Discussion on: I Ran 500 More Agent Memory Experiments. The Real Problem Wasn’t Recall. It Was Binding.

View post

The binding problem is the real insight. Most memory systems treat recall as retrieval, find the relevant note and hand it over. But memory isn't a library. It's a network. The procedure without the episode is an instruction without evidence. The episode without the procedure is a story without structure. You built both systems separately. The gap wasn't recalled. It was a connection. That's fixable. Most people would have quit at 0/250 skills used. You kept going. That's the difference between a benchmark and a builder.

marcosomma • Apr 13

Exactly 😅. That was the turning point for me.

0/250 was not really a storage failure 😁. It was a binding failure. I had the procedure and I had the episode, but I did not yet have the mechanism that kept them attached when the next task arrived. Without that, skill memory is just archived text with a better label.

That is why I have stopped thinking about memory as retrieval alone. The real question is not just what the system can recall, but what prior should remain attached to the current decision, failure mode, and task shape.

And yes, I agree with your last point. A benchmark gives you the miss. Building starts when you treat that miss as the actual signal.

marcosomma • Apr 13

@theeagle You nailed it, "instruction without evidence" is exactly what 0/250 proved.

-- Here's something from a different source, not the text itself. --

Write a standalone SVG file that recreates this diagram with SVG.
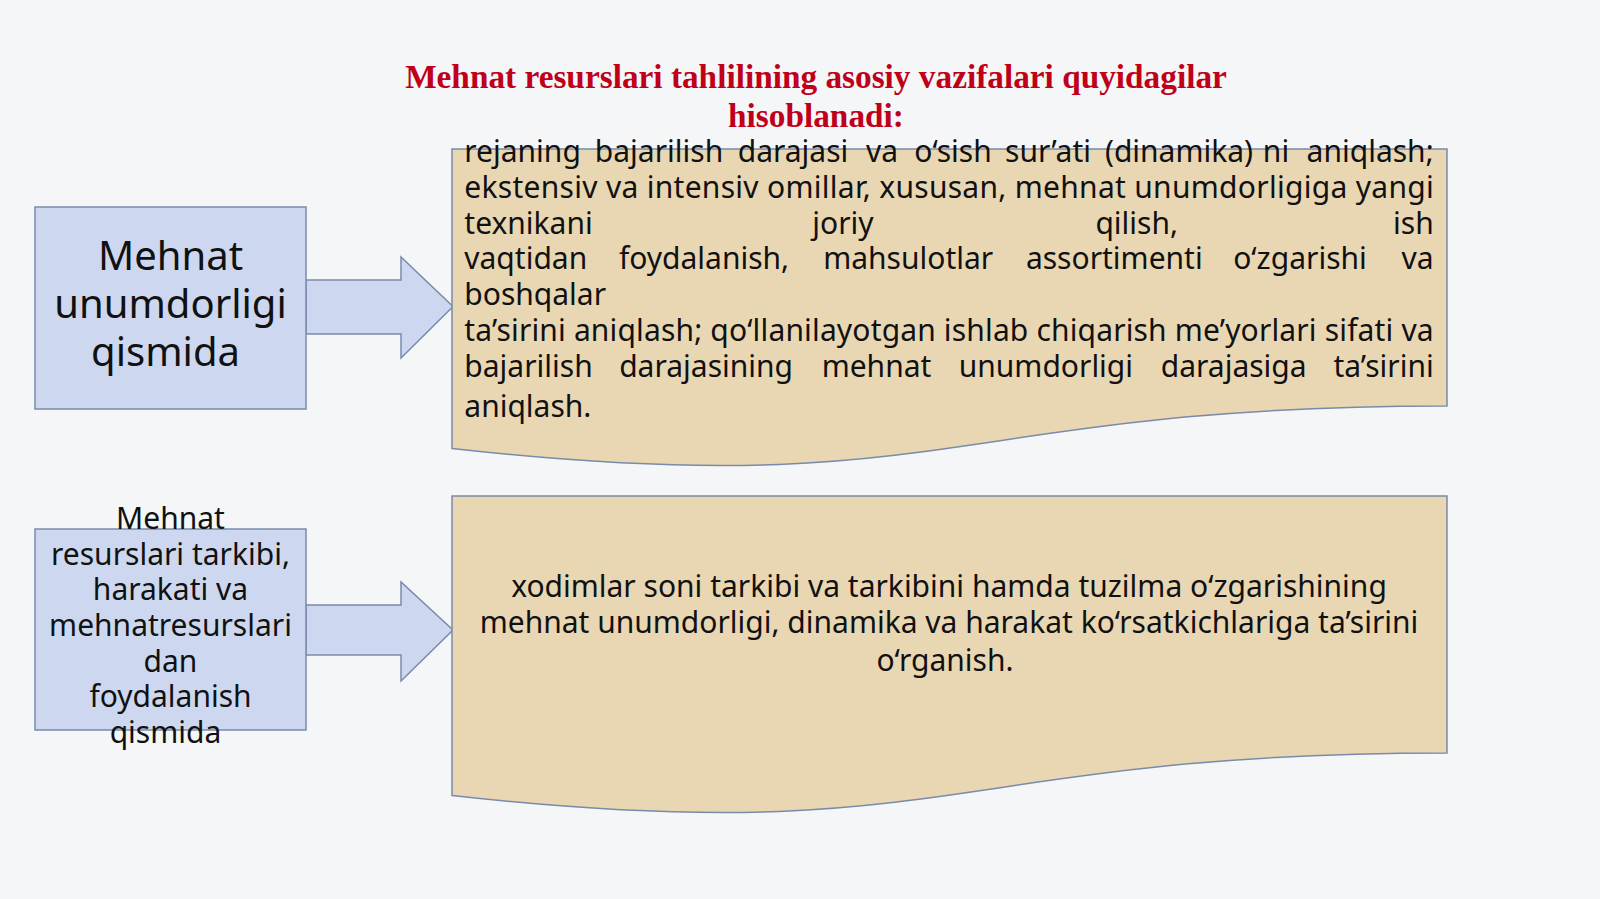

OrKa already stores skills as nodes in a graph (skill_graph.py). The episode system exists too, storage, semantic search, retention, scoring, all tested and production-ready. But today they're disconnected. Nodes with no edges. Evidence with no structure.

The fix is conceptually simple: episodes become the edges. "implement [target]" alone is empty. But an edge saying "applied to ETL, validation before dedup caught 30% of bad records" gives the node weight. Another edge: "applied to log analysis, filtering before aggregation cut false positives by 40%." Now the model has a reason to use the skill.

The harder problem, as you say, isn't building edges, it's graph maintenance. Stale edges must decay, failed episodes should weaken differently than successes, isolated nodes should expire. The graph has to self-organize around what's useful, not just accumulate.

The binding, skill_id on Episode, episode_ids on Skill, recall that returns nodes with their edges, is next.